A: No, we’re not overly concerned. Supply and demand dictates market prices, and there is currently an under-supply of Multifamily product in the marketplace which will persist for the foreseeable future. As such, we expect the demand for Multifamily product to persist well into the next decade.
Q: How does REVIVA differentiate itself when compared to other syndication groups?
A: REVIVA operates like an M&A company focused on buying businesses that are under-performing, under-capitalized, and under-appreciated, primarily multifamily housing. REVIVA is a professionally operated business by principal partners that have executed more than half a trillion dollars in transactions.
Q: Once I invest, how much money can I expect to earn?
A: While each investment is unique, our deal-level model targets investor returns of 7.5% cash-on-cash (distributed periodically) and a total ROI target of +81%. For example, a $100,000 investment is projected to return a total of $181,000 (includes return of initial $100,000 investment) including regular periodic distributions while we wait. These profits are projected to be realized when a liquidation event occurs (refinance or sale).
Q: What’s the long-term vision for REVIVA?
A: REVIVA aspires to build a portfolio of Multifamily investments across the Sunbelt region to provide attractive return on investment for our investors. As our primary business grows, we anticipate vertically integrating various 3rd party services in-house when it makes sense.
Q: How long until my investment is returned?

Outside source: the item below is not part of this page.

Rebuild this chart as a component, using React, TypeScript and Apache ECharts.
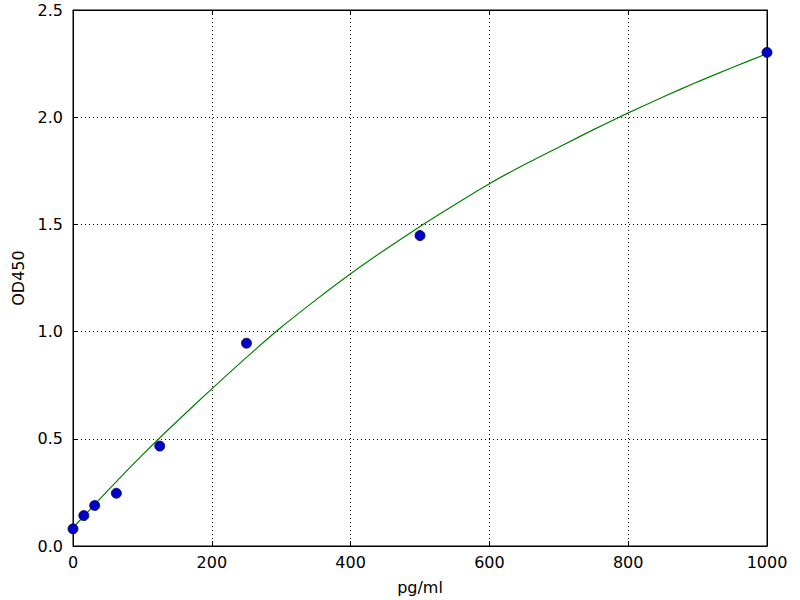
import React, { useEffect, useRef } from "react";
import * as echarts from "echarts";

const concentrations = [0, 15.6, 31.25, 62.5, 125, 250, 500, 1000];
const odValues = [0.08, 0.142, 0.189, 0.246, 0.466, 0.946, 1.448, 2.302];

const curveX = [0, 50, 100, 150, 200, 250, 300, 350, 400, 450, 500, 550, 600, 650, 700, 750, 800, 850, 900, 950, 1000];
const curveY = [
  0.085, 0.258, 0.425, 0.582, 0.733, 0.88, 1.02, 1.148, 1.27, 1.383, 1.49,
  1.592, 1.69, 1.778, 1.86, 1.942, 2.02, 2.094, 2.165, 2.232, 2.296,
];

const xTicks = [0, 200, 400, 600, 800, 1000];
const yTicks = [0, 0.5, 1.0, 1.5, 2.0, 2.5];

export default function App() {
  const ref = useRef<HTMLDivElement>(null);
  useEffect(() => {
    if (!ref.current) return;
    const chart = echarts.init(ref.current, null, { renderer: "svg" });
    const font = "DejaVu Sans";
    const baseAxis = {
      type: "value" as const,
      axisLine: { show: true, onZero: false, lineStyle: { color: "#000", width: 1 } },
      axisTick: { show: true, inside: true, length: 5, lineStyle: { color: "#000", width: 1 } },
    };
    chart.setOption({
      animation: false,
      backgroundColor: "#fff",
      textStyle: { fontFamily: font },
      grid: { left: 73, right: 33, top: 10, bottom: 53.5, show: true, borderColor: "#000", borderWidth: 1 },
      xAxis: [
        {
          ...baseAxis,
          position: "bottom",
          min: xTicks[0],
          max: xTicks[xTicks.length - 1],
          interval: 200,
          name: "pg/ml",
          nameLocation: "middle",
          nameGap: 33,
          nameTextStyle: { fontFamily: font, fontSize: 16, color: "#000" },
          axisLabel: {
            fontFamily: font,
            fontSize: 16,
            color: "#000",
            margin: 8,
            formatter: (v: number) => String(v),
          },
          splitLine: { show: true, lineStyle: { color: "#000", type: [1, 3], width: 1 } },
        },
        {
          ...baseAxis,
          position: "top",
          min: xTicks[0],
          max: xTicks[xTicks.length - 1],
          interval: 200,
          axisLabel: { show: false },
          splitLine: { show: false },
        },
      ],
      yAxis: [
        {
          ...baseAxis,
          position: "left",
          min: yTicks[0],
          max: yTicks[yTicks.length - 1],
          interval: 0.5,
          name: "OD450",
          nameLocation: "middle",
          nameGap: 47,
          nameTextStyle: { fontFamily: font, fontSize: 16, color: "#000" },
          axisLabel: {
            fontFamily: font,
            fontSize: 16,
            color: "#000",
            margin: 10,
            formatter: (v: number) => v.toFixed(1),
          },
          splitLine: { show: true, lineStyle: { color: "#000", type: [1, 3], width: 1 } },
        },
        {
          ...baseAxis,
          position: "right",
          min: yTicks[0],
          max: yTicks[yTicks.length - 1],
          interval: 0.5,
          axisLabel: { show: false },
          splitLine: { show: false },
        },
      ],
      series: [
        {
          type: "line",
          data: curveX.map((x, i) => [x, curveY[i]]),
          smooth: 0.2,
          showSymbol: false,
          symbol: "none",
          lineStyle: { color: "#008000", width: 1.2 },
          z: 2,
        },
        {
          type: "scatter",
          data: concentrations.map((x, i) => [x, odValues[i]]),
          symbolSize: 10,
          itemStyle: { color: "#0000c8", borderColor: "#000050", borderWidth: 0.8, opacity: 1 },
          z: 3,
        },
      ],
    });
    return () => chart.dispose();
  }, []);
  return (
    <div
      ref={ref}
      style={{ position: "fixed", left: 0, top: 0, width: 800, height: 600, background: "#fff" }}
    />
  );
}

A: The anticipated hold times are anywhere from 3-7 years. Although the REVIVA team anticipates that investments may run full-cycle in less time, REVIVA reserves the right to choose when an asset is sold. This liquidation governance protects REVIVA investors and ensures that investments are sold at an optimal time for maximal profit.

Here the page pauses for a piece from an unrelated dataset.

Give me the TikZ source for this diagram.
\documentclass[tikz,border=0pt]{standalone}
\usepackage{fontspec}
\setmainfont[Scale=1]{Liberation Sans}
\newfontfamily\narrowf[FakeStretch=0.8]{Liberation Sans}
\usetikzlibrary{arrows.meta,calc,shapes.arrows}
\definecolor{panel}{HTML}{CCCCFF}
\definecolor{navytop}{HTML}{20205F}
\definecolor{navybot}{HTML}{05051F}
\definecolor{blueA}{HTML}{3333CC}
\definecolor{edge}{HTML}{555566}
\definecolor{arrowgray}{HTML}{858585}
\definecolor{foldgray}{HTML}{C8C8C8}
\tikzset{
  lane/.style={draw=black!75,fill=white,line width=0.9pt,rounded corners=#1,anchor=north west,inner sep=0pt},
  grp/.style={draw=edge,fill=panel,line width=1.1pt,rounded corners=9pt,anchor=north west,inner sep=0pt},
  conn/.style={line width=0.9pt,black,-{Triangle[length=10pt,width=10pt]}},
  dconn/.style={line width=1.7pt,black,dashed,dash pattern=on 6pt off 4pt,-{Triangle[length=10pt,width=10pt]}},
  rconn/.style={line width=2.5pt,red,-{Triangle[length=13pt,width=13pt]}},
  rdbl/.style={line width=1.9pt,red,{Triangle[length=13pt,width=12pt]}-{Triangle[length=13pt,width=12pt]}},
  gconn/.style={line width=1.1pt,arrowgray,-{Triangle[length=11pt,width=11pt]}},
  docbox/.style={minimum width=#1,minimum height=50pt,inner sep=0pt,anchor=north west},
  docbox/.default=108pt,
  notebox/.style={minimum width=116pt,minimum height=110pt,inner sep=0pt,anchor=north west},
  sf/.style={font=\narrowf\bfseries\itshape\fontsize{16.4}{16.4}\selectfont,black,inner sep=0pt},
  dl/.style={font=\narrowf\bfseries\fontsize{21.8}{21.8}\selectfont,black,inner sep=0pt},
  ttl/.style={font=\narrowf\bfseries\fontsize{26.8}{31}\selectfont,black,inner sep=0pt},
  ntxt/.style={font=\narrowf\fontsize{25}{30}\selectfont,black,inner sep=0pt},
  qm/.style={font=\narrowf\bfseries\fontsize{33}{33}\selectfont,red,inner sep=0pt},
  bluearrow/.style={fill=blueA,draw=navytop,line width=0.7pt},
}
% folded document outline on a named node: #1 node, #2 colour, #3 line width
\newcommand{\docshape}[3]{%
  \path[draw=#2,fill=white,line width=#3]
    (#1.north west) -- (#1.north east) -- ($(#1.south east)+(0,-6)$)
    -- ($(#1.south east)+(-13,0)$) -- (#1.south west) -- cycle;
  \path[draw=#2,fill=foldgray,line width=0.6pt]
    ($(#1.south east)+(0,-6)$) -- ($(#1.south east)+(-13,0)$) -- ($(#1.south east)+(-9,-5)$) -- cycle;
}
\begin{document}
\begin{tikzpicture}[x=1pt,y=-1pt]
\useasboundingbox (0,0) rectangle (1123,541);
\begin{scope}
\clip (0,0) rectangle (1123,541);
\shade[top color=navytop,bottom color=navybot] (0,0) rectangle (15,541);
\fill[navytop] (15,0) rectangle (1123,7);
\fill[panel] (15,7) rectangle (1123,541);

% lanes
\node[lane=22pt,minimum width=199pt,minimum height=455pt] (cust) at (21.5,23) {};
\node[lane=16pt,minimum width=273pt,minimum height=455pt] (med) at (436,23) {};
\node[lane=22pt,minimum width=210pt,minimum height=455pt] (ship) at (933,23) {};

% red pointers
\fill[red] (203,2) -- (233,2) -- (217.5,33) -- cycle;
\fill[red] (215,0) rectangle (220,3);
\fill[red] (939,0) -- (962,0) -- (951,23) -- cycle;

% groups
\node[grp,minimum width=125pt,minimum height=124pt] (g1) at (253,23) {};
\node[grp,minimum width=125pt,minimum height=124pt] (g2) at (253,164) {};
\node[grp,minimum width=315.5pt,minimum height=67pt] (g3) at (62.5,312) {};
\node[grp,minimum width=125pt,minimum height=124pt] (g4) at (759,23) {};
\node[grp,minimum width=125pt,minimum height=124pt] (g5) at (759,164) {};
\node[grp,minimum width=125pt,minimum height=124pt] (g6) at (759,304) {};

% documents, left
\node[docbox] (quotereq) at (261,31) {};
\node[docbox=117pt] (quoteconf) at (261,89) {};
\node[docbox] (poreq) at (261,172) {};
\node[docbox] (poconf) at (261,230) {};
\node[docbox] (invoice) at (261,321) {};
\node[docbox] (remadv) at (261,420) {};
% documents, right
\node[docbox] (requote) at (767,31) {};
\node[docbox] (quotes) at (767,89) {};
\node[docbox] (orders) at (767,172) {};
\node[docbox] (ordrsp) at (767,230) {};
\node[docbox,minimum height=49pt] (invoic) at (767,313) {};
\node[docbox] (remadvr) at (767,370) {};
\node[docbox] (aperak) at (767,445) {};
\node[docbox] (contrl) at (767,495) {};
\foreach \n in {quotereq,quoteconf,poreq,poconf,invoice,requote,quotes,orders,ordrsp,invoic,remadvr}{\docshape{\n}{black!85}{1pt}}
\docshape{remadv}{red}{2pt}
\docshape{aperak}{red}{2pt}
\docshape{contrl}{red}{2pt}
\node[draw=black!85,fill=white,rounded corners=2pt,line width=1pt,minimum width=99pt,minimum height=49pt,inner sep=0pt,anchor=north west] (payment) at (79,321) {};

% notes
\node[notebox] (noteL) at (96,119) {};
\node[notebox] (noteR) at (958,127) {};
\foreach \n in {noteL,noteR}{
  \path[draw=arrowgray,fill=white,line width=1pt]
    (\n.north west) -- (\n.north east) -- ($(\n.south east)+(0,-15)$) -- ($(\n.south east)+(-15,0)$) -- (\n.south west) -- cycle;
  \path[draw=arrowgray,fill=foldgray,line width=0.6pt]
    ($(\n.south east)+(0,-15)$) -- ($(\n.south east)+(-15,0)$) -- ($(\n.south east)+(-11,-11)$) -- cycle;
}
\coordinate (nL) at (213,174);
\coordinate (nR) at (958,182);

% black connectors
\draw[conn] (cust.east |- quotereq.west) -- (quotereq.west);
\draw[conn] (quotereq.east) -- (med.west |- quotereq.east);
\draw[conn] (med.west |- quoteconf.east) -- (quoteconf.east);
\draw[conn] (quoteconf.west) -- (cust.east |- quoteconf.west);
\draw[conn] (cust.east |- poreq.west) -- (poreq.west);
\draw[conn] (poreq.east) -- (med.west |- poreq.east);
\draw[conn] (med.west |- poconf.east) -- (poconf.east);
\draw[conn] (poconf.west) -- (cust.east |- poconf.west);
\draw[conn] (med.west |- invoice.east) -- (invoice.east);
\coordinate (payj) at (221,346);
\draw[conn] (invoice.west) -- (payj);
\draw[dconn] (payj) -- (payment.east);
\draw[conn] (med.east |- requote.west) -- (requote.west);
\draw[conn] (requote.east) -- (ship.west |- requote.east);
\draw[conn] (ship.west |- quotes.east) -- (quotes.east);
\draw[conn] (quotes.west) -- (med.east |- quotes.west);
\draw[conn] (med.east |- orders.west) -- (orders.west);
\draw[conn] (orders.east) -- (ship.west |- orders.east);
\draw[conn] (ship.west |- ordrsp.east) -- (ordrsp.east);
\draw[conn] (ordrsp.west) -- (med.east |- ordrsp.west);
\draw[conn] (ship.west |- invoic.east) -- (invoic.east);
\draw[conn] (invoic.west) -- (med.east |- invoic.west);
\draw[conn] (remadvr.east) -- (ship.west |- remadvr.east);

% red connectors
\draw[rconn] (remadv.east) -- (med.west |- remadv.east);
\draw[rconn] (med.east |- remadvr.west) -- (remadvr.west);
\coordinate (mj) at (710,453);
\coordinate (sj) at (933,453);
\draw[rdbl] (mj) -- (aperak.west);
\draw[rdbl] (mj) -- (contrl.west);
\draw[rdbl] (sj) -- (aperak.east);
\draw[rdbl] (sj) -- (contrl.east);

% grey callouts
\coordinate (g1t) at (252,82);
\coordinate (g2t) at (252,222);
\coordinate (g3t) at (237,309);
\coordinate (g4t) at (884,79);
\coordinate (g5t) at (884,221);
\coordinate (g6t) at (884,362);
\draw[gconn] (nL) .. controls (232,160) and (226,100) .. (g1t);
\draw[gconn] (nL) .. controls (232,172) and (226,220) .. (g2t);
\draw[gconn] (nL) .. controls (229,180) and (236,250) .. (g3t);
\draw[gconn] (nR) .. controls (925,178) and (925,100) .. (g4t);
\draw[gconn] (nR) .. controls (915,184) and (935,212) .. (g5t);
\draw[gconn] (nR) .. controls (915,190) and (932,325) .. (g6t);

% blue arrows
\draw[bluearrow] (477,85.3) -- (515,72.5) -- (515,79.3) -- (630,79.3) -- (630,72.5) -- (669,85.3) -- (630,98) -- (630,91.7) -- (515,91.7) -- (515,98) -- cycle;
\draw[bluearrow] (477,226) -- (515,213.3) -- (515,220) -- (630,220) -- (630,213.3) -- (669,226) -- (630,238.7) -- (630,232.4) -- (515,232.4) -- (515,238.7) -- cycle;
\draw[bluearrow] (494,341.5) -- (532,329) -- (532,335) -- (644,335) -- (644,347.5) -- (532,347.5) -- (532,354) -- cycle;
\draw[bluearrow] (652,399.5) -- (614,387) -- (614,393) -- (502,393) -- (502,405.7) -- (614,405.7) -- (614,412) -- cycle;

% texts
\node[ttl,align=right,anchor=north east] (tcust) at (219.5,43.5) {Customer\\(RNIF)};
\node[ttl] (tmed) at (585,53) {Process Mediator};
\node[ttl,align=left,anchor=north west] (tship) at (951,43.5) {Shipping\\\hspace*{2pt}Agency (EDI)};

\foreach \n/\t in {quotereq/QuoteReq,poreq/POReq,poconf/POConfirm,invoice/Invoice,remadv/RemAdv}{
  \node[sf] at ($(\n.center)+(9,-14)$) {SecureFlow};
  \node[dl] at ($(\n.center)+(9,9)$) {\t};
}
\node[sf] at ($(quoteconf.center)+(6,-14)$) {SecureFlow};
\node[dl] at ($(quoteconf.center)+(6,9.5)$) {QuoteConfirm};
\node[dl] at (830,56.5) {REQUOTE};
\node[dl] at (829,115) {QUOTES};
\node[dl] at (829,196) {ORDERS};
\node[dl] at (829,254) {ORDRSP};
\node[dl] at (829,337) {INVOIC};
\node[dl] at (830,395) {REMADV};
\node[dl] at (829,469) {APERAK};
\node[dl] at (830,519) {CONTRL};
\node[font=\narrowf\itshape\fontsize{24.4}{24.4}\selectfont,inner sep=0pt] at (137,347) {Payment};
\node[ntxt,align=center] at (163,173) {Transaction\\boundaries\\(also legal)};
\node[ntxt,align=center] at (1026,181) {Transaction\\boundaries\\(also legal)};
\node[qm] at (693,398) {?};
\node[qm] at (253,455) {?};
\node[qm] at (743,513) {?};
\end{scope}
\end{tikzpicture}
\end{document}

Q: How are properties and locations classified?
A: Subjective rating system includes A, B, C, and D ratings.
A-properties: Luxury or semi-luxury, top of market rents. A-locations: Nice areas, near premium dining and shopping.
B-properties: Nice, well-maintained properties for working-class customers. B-locations: Quality restaurants and chain shopping centers.
C-properties: Deferred maintenance and typically poor management. C-locations: Lower income areas with minimal chain restaurants/shopping. D-properties: Poorly maintained and in dire need of immediate upkeep/renovations. Often high vacancy. D-locations: Almost no chain restaurants/shopping and almost always in very low-income area.